NAACP Board issues resolution supporting same-sex marriage
29th May 2012 · 0 Comments
By Hazel Trice Edney
Contributing Writer
(TriceEdneyWire.com) —The NAACP has made its position clear on “marriage equality” —the right of same gendered people to marry each other. The national board of the 103-year-old civil rights group met on Saturday, May 19, and released a resolution in support of same-sex marriage nearly two weeks after President Obama announced the same position.
“At a meeting of the 103-year-old civil rights group’s board of directors, the organization voted to support marriage equality as a continuation of its historic commitment to equal protection under the law,” said a press release.
It quotes Board Chairman Roslyn Brock as saying: “The mission of the NAACP has always been to ensure the political, social and economic equality of all people…We have and will oppose efforts to codify discrimination into law.”

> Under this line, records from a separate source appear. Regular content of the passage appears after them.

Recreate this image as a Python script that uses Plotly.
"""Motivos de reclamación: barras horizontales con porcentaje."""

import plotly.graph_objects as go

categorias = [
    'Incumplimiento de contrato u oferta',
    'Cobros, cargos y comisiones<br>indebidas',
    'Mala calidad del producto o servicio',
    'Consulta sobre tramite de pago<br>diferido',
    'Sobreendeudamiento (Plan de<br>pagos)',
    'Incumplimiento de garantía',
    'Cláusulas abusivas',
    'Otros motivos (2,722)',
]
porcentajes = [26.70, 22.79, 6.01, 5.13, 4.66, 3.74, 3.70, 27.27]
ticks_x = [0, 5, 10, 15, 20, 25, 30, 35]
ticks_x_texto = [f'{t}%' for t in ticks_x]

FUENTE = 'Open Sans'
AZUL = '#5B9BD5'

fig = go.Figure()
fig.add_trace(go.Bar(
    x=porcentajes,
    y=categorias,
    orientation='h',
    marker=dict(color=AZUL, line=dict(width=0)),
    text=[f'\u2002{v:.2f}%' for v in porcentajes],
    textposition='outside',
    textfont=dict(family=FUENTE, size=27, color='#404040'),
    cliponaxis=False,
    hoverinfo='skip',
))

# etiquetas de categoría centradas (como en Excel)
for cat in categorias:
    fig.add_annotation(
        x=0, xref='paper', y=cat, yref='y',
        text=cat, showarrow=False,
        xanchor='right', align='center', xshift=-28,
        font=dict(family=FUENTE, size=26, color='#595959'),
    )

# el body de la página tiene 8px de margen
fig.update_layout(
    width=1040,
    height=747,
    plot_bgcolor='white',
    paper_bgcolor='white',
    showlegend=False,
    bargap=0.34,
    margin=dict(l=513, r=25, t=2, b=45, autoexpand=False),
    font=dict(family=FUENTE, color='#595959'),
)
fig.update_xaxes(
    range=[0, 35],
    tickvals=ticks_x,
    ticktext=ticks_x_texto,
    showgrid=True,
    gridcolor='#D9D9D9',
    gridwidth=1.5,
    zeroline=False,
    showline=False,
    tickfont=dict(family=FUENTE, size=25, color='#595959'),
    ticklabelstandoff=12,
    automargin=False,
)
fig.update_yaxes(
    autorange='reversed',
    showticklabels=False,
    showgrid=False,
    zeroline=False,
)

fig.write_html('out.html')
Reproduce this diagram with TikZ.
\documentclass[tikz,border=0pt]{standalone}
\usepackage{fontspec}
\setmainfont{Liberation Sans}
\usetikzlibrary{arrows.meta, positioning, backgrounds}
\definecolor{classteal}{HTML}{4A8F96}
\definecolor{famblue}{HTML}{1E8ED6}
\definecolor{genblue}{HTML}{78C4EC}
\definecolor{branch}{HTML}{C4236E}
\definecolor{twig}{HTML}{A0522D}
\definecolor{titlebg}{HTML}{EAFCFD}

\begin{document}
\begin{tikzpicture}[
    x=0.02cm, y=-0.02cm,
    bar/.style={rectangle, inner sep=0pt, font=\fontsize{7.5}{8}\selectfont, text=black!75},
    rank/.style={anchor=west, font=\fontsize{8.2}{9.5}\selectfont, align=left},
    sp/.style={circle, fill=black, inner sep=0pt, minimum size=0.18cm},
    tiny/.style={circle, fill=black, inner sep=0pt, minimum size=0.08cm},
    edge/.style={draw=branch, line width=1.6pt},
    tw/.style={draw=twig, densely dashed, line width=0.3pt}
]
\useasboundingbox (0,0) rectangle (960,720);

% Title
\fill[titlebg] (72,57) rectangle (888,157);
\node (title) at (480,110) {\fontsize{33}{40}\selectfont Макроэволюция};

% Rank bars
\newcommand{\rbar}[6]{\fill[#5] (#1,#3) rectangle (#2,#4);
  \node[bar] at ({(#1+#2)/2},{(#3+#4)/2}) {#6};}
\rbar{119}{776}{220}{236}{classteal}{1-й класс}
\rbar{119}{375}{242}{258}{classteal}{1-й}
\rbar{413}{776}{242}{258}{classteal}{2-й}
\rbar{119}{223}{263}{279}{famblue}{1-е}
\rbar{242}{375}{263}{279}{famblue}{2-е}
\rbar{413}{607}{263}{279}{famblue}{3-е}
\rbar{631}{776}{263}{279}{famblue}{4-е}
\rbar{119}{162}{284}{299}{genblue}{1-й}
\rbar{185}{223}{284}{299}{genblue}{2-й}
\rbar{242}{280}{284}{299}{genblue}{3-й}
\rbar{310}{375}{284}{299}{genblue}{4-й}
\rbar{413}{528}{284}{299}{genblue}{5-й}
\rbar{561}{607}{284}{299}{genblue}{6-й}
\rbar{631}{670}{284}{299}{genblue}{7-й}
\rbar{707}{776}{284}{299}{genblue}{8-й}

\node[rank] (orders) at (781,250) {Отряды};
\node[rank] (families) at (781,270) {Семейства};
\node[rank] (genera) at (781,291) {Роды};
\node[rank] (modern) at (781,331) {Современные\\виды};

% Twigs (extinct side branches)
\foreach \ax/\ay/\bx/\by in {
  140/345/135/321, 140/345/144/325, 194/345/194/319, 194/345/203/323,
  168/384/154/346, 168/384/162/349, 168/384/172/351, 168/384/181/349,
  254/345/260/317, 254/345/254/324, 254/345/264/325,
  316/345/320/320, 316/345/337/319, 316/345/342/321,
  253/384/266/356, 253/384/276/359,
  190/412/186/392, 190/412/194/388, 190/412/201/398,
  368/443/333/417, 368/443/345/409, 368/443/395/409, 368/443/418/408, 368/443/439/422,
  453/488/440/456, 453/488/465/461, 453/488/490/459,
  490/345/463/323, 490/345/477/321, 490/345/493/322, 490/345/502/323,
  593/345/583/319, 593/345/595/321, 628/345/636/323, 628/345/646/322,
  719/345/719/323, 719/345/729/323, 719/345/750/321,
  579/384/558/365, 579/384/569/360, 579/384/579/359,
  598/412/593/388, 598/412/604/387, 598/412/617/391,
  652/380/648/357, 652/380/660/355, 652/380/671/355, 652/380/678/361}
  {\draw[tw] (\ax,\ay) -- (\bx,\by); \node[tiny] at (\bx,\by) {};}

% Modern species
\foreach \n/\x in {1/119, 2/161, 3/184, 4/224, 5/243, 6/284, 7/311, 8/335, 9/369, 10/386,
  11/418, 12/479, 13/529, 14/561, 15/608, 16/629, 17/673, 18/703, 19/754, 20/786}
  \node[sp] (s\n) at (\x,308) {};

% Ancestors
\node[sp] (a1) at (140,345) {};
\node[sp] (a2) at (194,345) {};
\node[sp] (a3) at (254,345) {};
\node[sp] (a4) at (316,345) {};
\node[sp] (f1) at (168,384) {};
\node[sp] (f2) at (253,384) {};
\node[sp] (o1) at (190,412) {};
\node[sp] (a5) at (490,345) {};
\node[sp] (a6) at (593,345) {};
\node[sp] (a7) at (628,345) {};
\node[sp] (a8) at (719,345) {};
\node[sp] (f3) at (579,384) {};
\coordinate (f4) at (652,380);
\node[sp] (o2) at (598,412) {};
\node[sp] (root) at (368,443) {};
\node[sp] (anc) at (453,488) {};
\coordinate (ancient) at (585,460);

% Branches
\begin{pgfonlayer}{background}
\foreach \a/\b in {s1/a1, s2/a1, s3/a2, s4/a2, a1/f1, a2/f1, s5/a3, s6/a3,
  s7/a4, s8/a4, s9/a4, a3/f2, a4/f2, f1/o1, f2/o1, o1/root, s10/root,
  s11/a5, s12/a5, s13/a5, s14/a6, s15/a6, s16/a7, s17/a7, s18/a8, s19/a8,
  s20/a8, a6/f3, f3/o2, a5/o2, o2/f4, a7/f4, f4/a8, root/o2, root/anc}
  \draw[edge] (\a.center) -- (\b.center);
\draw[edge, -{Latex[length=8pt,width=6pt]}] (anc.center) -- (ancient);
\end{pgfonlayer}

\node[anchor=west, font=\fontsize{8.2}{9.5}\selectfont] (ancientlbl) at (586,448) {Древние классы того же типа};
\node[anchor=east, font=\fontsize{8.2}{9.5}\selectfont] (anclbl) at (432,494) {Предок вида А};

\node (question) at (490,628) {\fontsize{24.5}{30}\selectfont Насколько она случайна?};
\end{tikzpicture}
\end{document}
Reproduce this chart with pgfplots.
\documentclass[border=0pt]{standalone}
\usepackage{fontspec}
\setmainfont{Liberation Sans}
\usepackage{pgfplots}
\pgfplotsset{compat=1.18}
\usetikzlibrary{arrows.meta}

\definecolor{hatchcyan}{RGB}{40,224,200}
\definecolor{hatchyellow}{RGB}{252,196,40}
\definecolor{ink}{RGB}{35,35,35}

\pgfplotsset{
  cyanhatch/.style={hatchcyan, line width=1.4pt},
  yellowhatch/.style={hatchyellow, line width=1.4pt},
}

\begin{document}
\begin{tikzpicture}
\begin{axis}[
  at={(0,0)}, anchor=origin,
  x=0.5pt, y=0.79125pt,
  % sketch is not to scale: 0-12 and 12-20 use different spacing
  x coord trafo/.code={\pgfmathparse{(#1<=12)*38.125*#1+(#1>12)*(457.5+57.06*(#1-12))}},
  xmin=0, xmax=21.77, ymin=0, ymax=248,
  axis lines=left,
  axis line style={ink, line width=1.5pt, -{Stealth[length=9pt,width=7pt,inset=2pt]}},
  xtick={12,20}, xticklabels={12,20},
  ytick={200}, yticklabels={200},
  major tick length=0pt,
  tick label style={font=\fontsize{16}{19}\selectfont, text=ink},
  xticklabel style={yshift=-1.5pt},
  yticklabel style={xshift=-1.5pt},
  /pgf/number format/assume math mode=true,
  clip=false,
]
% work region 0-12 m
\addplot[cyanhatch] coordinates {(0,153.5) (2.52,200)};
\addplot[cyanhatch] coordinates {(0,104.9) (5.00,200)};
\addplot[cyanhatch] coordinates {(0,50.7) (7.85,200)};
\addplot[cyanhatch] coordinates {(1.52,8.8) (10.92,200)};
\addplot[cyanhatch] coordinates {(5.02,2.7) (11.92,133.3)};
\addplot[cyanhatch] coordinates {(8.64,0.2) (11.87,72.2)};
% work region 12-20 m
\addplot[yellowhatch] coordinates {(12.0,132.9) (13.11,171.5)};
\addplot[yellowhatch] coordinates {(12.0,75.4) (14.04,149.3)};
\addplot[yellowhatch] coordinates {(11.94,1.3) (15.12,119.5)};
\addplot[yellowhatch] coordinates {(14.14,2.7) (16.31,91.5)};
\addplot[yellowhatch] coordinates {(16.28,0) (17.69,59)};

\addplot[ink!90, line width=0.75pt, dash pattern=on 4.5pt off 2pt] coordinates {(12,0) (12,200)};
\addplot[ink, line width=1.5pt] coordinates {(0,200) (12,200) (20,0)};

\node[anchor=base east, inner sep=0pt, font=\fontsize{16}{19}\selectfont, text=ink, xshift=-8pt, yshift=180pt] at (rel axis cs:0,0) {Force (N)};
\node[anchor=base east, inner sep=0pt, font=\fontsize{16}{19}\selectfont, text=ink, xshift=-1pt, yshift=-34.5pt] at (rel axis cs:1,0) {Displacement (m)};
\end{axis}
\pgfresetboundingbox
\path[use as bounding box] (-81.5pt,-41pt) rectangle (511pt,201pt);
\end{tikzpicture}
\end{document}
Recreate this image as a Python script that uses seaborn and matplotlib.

Benjamin Todd Jealous, NAACP President and CEO, underscored the organizations position.
“Civil marriage is a civil right and a matter of civil law. The NAACP’s support for marriage equality is deeply rooted in the Fourteenth Amendment of the United States Constitution and equal protection of all people.”
Despite division among Black clerical leaders on the issue, the NAACP’s position comes as no surprise. NAACP Chairman Emeritus Julian Bond was one of four signatures on an open letter to the civil rights community expressing support for President Obama’s position.
The other signers were the Rev. Al Sharpton, civil rights icon Rev. Joseph Lowery and Melanie Campbell, president/CEO of the National Coalition on Black Civic Participation.
The history of the “marriage equality” issue is steeped in a historic case in which Virginia outlawed inter-racial marriage, said the NAACP release.
“The NAACP has addressed civil rights with regard to marriage since Loving v. Virginia declared anti-miscegenation laws unconstitutional in 1967. In recent years the NAACP has taken public positions against state and federal efforts to ban the rights and privileges for LGBT [Lesbian, Gay, Bi-sexual, Transgendered] citizens, including strong opposition to Proposition 8 in California, the Defense of Marriage Act, and most recently, North Carolina’s Amendment 1, which changed the state constitution…to prohibit same sex marriage.”
The resolution, issued by the board on May 19, states as follows:
“The NAACP Constitution affirmatively states our objective to ensure the “political, educational, social and economic equality” of all people. Therefore, the NAACP has opposed and will continue to oppose any national, state, local policy or legislative initiative that seeks to codify discrimination or hatred into the law or to remove the Constitutional rights of LGBT citizens. We support marriage equality consistent with equal protection under the law provided under the Fourteenth Amendment of the United States Constitution. Further, we strongly affirm the religious freedoms of all people as protected by the First Amendment.”